● **THE REQUEST**:
Every line below that holds the string "chart" should be copied out.

● **INFORMATION SHOWN**:

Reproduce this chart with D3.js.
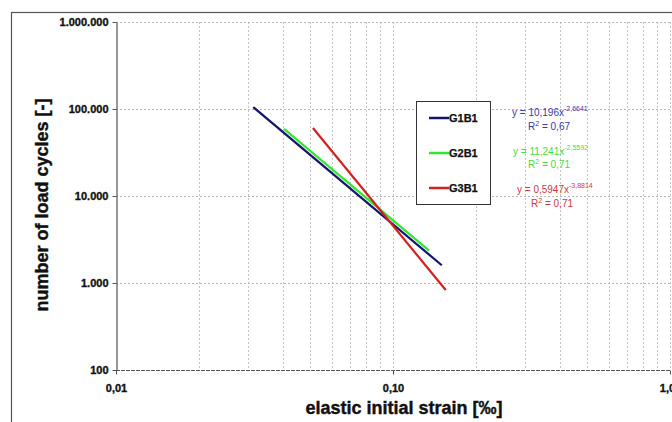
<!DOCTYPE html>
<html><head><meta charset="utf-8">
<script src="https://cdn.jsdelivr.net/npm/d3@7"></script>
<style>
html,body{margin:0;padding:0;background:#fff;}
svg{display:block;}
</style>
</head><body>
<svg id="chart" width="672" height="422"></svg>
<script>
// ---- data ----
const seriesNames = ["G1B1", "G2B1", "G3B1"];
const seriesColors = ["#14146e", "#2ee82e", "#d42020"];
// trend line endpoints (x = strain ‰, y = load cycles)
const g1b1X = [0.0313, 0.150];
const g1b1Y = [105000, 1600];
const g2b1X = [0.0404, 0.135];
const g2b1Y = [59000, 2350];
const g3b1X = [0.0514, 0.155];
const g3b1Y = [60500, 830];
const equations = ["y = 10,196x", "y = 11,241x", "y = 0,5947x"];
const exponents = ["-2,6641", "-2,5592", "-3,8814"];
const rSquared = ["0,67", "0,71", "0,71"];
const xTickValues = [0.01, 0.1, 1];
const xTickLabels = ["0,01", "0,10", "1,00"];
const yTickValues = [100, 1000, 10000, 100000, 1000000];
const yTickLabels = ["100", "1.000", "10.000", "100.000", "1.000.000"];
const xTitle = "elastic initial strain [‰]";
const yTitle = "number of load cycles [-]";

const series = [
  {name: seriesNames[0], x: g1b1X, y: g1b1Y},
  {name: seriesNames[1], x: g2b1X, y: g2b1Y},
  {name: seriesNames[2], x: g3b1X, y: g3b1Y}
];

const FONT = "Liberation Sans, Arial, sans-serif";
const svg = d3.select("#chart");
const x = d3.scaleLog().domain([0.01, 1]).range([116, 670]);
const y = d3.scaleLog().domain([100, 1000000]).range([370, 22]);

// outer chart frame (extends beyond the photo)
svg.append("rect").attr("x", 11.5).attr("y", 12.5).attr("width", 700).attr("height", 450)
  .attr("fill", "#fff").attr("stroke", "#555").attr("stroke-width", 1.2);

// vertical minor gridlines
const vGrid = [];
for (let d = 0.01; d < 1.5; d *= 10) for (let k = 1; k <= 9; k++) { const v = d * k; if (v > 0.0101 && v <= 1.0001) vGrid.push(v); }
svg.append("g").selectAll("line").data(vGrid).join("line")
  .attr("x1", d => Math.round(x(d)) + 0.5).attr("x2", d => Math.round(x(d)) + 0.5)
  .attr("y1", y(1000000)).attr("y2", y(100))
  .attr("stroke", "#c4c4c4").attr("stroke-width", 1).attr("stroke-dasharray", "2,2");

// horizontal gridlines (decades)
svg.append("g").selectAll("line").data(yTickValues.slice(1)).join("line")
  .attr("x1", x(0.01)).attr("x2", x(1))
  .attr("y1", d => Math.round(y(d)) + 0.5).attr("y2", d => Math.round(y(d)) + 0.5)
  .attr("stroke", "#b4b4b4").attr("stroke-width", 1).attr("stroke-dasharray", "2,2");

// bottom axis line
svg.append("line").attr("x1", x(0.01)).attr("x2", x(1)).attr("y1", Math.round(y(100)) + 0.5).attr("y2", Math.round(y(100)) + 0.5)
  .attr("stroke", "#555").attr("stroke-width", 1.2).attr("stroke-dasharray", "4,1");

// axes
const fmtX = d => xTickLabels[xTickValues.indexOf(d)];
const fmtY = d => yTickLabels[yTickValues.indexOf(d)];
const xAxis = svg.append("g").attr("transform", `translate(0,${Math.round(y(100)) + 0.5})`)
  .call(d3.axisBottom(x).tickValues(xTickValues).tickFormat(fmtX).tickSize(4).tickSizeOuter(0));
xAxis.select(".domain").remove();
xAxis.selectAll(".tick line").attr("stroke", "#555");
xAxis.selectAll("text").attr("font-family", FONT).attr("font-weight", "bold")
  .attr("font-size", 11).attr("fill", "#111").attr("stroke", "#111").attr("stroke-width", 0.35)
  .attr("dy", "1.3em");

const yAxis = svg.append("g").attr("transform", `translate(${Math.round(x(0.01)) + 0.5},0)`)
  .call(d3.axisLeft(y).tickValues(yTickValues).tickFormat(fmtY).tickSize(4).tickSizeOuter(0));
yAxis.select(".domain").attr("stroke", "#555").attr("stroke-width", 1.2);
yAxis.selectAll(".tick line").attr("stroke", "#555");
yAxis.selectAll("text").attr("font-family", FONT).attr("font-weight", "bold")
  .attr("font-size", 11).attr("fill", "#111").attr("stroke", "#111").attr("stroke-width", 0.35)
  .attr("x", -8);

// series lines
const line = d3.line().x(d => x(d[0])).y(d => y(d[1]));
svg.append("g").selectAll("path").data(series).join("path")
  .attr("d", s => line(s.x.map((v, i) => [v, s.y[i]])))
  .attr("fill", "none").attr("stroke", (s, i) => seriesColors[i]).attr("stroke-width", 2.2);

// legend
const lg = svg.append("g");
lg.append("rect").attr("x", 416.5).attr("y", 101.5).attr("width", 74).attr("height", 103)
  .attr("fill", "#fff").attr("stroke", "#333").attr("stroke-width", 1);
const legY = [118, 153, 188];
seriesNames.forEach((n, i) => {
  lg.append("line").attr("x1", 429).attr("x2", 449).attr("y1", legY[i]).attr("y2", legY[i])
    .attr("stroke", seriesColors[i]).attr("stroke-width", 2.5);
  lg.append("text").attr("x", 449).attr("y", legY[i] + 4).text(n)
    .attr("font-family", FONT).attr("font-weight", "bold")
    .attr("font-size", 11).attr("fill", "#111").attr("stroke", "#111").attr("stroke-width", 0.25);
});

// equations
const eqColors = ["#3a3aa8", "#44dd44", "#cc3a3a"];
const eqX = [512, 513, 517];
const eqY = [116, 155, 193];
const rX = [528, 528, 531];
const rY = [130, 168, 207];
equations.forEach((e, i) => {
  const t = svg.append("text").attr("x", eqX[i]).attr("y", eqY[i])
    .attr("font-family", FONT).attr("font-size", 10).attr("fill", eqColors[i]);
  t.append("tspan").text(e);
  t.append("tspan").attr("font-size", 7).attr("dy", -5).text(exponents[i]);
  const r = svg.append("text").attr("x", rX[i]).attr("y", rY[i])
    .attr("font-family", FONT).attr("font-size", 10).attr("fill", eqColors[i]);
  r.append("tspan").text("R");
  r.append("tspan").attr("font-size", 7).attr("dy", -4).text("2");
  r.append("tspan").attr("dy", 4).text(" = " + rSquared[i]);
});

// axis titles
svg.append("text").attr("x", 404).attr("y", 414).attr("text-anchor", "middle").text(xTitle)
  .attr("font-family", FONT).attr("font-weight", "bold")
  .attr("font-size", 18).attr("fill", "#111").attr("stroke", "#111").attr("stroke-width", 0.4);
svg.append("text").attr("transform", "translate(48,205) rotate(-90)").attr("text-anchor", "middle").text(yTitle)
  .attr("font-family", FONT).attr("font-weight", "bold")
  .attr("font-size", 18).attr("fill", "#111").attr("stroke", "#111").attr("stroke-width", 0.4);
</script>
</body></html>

● **ANSWER FOR THIS EXERCISE**:
Reproduce this chart with D3.js.
<svg id="chart" width="672" height="422"></svg>
const svg = d3.select("#chart");
// outer chart frame (extends beyond the photo)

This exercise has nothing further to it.